::: Listed entries :::
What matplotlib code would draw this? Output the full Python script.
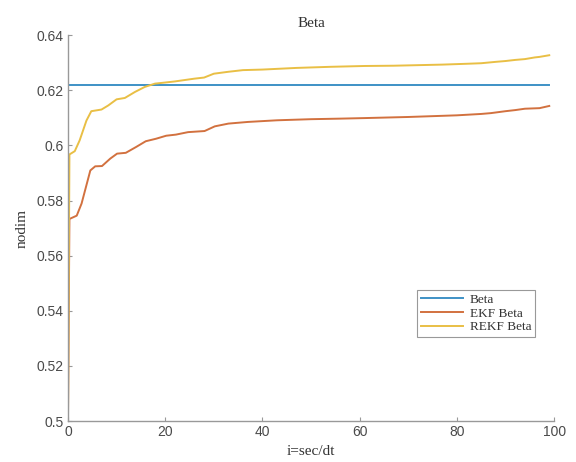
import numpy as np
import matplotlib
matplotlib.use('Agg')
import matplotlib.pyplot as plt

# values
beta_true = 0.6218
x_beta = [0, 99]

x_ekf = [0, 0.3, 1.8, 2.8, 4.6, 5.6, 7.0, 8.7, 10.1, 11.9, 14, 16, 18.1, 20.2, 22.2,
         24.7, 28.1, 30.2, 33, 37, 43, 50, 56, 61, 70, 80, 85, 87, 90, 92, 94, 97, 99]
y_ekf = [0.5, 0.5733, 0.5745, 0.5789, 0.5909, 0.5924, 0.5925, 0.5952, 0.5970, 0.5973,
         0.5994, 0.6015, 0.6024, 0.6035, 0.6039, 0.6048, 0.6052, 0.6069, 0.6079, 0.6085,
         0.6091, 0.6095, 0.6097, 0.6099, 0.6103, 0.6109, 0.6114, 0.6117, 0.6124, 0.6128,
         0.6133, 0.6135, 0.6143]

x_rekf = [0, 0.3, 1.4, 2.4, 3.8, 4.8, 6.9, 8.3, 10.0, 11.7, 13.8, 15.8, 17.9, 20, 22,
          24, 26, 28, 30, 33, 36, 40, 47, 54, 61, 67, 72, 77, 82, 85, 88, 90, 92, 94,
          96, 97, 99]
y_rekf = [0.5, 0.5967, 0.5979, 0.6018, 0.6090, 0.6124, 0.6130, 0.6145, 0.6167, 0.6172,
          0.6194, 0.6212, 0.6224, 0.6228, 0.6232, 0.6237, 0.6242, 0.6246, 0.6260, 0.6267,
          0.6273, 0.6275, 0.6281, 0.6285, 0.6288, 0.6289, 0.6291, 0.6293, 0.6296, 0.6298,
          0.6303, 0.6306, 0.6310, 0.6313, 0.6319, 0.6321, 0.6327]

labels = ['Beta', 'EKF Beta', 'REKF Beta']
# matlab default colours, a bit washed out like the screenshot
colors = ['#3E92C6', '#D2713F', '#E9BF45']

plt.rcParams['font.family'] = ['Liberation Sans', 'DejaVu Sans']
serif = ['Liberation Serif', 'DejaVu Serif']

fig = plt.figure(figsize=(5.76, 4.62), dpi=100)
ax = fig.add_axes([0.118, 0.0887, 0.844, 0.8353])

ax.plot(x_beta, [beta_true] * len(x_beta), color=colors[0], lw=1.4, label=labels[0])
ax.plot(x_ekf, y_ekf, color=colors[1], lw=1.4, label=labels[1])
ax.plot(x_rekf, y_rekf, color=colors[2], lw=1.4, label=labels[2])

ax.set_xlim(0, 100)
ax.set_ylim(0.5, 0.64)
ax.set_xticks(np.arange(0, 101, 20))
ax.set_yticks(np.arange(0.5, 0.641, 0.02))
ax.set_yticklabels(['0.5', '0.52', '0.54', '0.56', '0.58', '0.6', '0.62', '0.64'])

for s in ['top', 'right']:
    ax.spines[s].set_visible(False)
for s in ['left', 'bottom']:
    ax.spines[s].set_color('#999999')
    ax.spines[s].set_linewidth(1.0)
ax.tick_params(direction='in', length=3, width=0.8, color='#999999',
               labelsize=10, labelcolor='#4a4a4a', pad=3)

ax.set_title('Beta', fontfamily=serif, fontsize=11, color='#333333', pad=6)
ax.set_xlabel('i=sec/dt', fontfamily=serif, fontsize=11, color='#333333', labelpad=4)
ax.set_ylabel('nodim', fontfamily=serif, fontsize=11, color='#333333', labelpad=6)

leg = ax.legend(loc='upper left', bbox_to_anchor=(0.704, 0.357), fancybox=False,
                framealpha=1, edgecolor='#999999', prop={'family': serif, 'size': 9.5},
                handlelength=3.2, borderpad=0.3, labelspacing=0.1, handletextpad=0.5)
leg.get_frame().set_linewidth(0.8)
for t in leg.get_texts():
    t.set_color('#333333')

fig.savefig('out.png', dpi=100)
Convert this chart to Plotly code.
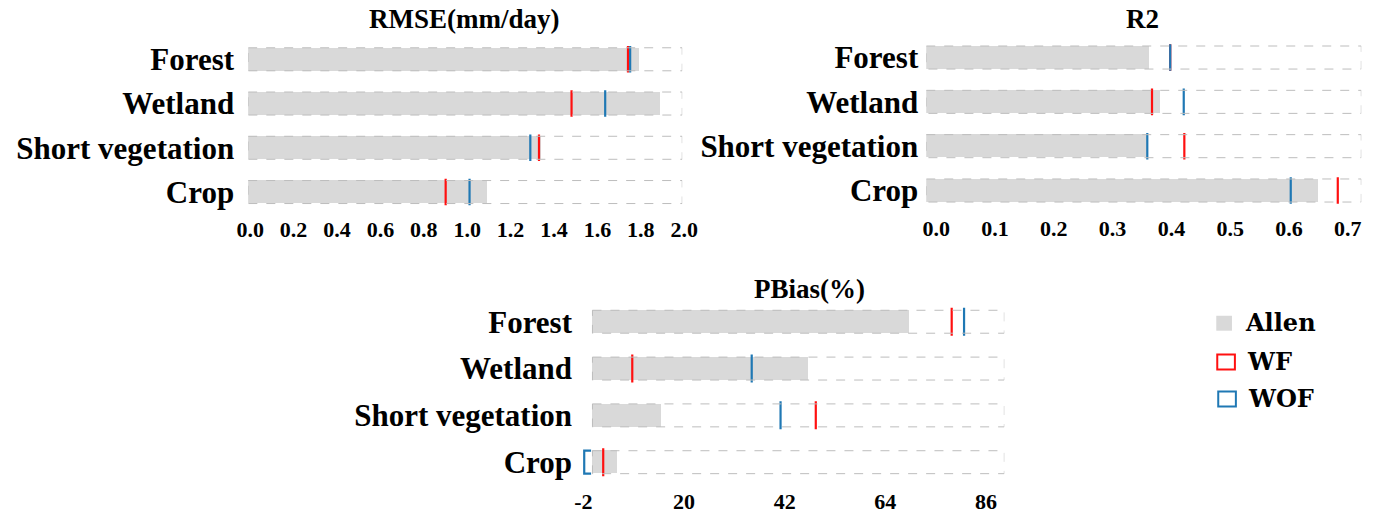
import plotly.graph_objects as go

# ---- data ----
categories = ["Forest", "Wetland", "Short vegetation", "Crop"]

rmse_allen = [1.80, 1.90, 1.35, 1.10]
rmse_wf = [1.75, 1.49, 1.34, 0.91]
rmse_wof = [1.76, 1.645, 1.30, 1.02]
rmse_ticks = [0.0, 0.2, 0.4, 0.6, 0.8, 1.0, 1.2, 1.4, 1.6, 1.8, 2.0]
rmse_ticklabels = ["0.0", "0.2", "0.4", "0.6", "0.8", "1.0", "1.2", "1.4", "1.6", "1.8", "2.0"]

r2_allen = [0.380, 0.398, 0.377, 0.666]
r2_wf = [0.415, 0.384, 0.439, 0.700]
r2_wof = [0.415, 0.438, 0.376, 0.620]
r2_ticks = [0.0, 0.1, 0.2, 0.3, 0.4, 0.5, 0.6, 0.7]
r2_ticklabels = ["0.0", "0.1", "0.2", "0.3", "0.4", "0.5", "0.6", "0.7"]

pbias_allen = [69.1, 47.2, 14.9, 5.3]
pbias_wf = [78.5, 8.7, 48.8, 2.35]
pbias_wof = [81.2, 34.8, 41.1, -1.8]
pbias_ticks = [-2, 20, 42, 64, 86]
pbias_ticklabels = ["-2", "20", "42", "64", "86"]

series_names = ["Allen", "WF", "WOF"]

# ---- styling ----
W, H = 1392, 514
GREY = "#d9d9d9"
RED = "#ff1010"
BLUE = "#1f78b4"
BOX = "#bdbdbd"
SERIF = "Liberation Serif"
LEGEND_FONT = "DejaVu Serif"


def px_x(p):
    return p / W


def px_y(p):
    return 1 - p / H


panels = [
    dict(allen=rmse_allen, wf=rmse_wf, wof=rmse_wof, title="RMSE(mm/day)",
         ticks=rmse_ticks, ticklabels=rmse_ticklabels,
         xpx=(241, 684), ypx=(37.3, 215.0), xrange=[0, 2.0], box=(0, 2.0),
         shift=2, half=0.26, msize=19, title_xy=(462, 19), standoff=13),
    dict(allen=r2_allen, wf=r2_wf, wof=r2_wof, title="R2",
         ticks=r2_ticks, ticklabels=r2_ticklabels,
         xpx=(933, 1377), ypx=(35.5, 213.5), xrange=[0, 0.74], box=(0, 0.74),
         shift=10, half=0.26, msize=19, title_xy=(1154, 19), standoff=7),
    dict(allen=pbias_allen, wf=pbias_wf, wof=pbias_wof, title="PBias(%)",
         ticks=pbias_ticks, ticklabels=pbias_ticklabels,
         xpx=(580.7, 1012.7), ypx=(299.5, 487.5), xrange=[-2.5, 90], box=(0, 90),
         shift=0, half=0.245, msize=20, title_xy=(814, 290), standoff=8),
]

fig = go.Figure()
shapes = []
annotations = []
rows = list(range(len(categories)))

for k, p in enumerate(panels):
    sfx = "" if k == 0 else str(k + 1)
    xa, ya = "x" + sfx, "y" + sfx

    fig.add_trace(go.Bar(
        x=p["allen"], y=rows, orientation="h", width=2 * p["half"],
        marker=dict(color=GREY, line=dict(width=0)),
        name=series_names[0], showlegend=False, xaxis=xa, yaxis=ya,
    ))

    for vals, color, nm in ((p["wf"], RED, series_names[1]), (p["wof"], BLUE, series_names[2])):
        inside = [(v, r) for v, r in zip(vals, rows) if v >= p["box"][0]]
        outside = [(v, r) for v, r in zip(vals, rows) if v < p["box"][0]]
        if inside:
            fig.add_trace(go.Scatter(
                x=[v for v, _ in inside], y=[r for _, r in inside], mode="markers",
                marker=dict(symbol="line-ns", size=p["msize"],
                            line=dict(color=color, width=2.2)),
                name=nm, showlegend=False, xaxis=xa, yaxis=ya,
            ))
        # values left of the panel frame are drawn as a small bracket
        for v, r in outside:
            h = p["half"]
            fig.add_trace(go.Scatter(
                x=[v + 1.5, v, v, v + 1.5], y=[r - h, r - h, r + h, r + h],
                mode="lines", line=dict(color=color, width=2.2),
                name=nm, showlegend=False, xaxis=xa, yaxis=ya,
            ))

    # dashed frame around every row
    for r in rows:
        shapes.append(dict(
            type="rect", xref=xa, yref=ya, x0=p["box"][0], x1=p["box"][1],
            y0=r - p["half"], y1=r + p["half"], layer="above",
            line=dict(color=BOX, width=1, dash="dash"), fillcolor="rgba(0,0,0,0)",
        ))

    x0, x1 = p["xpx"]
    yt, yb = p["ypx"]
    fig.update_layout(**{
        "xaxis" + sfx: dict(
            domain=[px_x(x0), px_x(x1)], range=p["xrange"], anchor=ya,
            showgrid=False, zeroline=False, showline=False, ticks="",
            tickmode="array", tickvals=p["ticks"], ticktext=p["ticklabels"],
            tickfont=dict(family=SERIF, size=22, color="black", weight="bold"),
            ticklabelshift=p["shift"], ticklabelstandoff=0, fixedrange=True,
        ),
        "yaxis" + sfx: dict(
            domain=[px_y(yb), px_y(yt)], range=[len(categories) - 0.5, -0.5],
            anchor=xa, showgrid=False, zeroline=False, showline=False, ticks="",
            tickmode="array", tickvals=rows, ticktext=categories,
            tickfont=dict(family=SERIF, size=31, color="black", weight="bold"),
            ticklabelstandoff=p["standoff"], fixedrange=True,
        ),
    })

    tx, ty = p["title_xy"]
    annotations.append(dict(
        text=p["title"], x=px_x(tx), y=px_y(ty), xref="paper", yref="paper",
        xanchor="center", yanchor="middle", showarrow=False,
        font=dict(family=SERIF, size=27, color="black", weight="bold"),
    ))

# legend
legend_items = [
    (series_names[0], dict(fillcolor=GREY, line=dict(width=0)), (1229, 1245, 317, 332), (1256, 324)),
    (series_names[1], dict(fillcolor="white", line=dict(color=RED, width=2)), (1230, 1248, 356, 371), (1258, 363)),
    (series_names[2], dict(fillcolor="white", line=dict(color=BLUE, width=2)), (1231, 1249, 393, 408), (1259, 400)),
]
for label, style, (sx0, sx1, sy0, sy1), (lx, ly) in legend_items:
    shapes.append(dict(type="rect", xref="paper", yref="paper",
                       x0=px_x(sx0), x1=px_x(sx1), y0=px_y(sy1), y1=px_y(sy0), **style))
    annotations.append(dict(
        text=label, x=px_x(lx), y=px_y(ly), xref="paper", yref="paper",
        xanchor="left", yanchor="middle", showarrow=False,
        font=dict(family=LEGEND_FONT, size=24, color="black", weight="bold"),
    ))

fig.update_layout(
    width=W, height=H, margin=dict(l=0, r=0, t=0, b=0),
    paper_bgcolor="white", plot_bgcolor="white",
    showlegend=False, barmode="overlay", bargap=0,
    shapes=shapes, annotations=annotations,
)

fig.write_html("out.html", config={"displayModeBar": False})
:::
::: Listed entries :::
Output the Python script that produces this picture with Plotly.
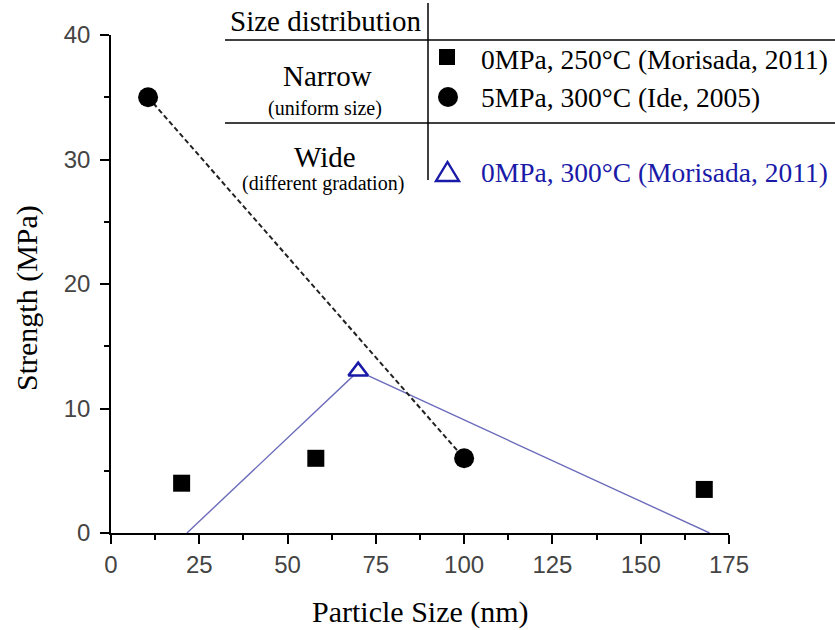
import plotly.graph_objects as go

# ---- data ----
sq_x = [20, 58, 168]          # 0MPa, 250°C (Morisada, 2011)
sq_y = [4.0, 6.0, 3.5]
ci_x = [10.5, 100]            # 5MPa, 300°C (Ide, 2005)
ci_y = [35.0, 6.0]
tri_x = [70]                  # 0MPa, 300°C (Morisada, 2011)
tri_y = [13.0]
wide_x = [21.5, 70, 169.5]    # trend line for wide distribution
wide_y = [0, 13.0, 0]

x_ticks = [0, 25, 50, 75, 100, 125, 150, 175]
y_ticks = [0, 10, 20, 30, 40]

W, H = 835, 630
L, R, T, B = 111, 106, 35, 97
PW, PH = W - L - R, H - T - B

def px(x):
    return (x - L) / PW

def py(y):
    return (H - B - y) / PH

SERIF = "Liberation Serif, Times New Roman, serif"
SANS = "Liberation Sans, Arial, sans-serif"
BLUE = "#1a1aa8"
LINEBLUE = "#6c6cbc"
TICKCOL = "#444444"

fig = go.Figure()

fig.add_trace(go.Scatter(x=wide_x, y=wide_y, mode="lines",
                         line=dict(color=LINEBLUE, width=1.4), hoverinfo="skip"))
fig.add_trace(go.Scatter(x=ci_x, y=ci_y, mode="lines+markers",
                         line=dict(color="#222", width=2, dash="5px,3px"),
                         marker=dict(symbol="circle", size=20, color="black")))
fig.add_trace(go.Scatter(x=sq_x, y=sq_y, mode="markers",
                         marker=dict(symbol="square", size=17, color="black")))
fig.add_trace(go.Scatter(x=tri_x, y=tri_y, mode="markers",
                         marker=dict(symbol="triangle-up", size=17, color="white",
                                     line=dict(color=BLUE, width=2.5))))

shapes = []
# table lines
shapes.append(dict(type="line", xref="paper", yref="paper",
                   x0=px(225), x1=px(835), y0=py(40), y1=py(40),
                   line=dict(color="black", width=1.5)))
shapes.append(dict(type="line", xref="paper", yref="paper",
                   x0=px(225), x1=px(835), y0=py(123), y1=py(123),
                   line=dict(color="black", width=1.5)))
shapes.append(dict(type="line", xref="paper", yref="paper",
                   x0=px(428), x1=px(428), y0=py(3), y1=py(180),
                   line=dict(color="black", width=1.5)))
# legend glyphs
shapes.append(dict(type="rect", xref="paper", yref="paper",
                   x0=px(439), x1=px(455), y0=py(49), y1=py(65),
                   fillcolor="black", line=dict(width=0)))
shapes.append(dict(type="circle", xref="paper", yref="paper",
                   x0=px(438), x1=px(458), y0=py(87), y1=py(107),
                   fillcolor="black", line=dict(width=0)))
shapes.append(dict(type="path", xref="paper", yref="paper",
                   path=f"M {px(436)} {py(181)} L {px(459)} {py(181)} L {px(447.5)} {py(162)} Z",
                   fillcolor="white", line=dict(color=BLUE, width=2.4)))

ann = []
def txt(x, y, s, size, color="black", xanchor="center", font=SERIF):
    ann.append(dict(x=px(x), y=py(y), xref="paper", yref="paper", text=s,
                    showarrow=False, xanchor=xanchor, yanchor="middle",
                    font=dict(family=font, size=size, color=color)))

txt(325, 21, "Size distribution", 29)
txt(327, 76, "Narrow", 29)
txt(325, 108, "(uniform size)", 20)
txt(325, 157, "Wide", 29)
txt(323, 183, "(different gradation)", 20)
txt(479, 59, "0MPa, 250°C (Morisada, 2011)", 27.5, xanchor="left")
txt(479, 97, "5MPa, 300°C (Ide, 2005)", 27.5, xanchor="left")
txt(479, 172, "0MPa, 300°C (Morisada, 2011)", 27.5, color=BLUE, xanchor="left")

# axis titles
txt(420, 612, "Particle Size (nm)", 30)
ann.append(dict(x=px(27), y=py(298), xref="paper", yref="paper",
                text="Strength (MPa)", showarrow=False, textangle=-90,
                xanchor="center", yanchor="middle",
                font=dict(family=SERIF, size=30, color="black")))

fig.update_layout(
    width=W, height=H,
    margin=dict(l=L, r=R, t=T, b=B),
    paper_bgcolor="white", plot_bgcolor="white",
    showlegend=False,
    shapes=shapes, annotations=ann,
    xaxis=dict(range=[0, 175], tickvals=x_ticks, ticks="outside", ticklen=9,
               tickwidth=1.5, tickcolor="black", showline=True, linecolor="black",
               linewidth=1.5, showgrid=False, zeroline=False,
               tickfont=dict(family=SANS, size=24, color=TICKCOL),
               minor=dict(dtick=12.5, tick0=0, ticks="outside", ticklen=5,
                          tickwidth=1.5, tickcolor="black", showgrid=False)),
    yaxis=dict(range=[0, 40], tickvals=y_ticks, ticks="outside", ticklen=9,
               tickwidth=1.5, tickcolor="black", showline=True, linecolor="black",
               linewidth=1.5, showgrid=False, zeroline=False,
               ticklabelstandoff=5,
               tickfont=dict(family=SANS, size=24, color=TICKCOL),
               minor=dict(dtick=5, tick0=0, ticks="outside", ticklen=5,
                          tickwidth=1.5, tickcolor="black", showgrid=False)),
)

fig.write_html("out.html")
:::
*Task details*: Copy the part that starts at the line with "What matplotlib code" and finishes at the line with "labelsize=10, labelcolor='#4a4a4a', pad=3)", both included, and nothing more. Pictures are left out.

*Exercise output*:
What matplotlib code would draw this? Output the full Python script.
import numpy as np
import matplotlib
matplotlib.use('Agg')
import matplotlib.pyplot as plt

# values
beta_true = 0.6218
x_beta = [0, 99]

x_ekf = [0, 0.3, 1.8, 2.8, 4.6, 5.6, 7.0, 8.7, 10.1, 11.9, 14, 16, 18.1, 20.2, 22.2,
         24.7, 28.1, 30.2, 33, 37, 43, 50, 56, 61, 70, 80, 85, 87, 90, 92, 94, 97, 99]
y_ekf = [0.5, 0.5733, 0.5745, 0.5789, 0.5909, 0.5924, 0.5925, 0.5952, 0.5970, 0.5973,
         0.5994, 0.6015, 0.6024, 0.6035, 0.6039, 0.6048, 0.6052, 0.6069, 0.6079, 0.6085,
         0.6091, 0.6095, 0.6097, 0.6099, 0.6103, 0.6109, 0.6114, 0.6117, 0.6124, 0.6128,
         0.6133, 0.6135, 0.6143]

x_rekf = [0, 0.3, 1.4, 2.4, 3.8, 4.8, 6.9, 8.3, 10.0, 11.7, 13.8, 15.8, 17.9, 20, 22,
          24, 26, 28, 30, 33, 36, 40, 47, 54, 61, 67, 72, 77, 82, 85, 88, 90, 92, 94,
          96, 97, 99]
y_rekf = [0.5, 0.5967, 0.5979, 0.6018, 0.6090, 0.6124, 0.6130, 0.6145, 0.6167, 0.6172,
          0.6194, 0.6212, 0.6224, 0.6228, 0.6232, 0.6237, 0.6242, 0.6246, 0.6260, 0.6267,
          0.6273, 0.6275, 0.6281, 0.6285, 0.6288, 0.6289, 0.6291, 0.6293, 0.6296, 0.6298,
          0.6303, 0.6306, 0.6310, 0.6313, 0.6319, 0.6321, 0.6327]

labels = ['Beta', 'EKF Beta', 'REKF Beta']
# matlab default colours, a bit washed out like the screenshot
colors = ['#3E92C6', '#D2713F', '#E9BF45']

plt.rcParams['font.family'] = ['Liberation Sans', 'DejaVu Sans']
serif = ['Liberation Serif', 'DejaVu Serif']

fig = plt.figure(figsize=(5.76, 4.62), dpi=100)
ax = fig.add_axes([0.118, 0.0887, 0.844, 0.8353])

ax.plot(x_beta, [beta_true] * len(x_beta), color=colors[0], lw=1.4, label=labels[0])
ax.plot(x_ekf, y_ekf, color=colors[1], lw=1.4, label=labels[1])
ax.plot(x_rekf, y_rekf, color=colors[2], lw=1.4, label=labels[2])

ax.set_xlim(0, 100)
ax.set_ylim(0.5, 0.64)
ax.set_xticks(np.arange(0, 101, 20))
ax.set_yticks(np.arange(0.5, 0.641, 0.02))
ax.set_yticklabels(['0.5', '0.52', '0.54', '0.56', '0.58', '0.6', '0.62', '0.64'])

for s in ['top', 'right']:
    ax.spines[s].set_visible(False)
for s in ['left', 'bottom']:
    ax.spines[s].set_color('#999999')
    ax.spines[s].set_linewidth(1.0)
ax.tick_params(direction='in', length=3, width=0.8, color='#999999',
               labelsize=10, labelcolor='#4a4a4a', pad=3)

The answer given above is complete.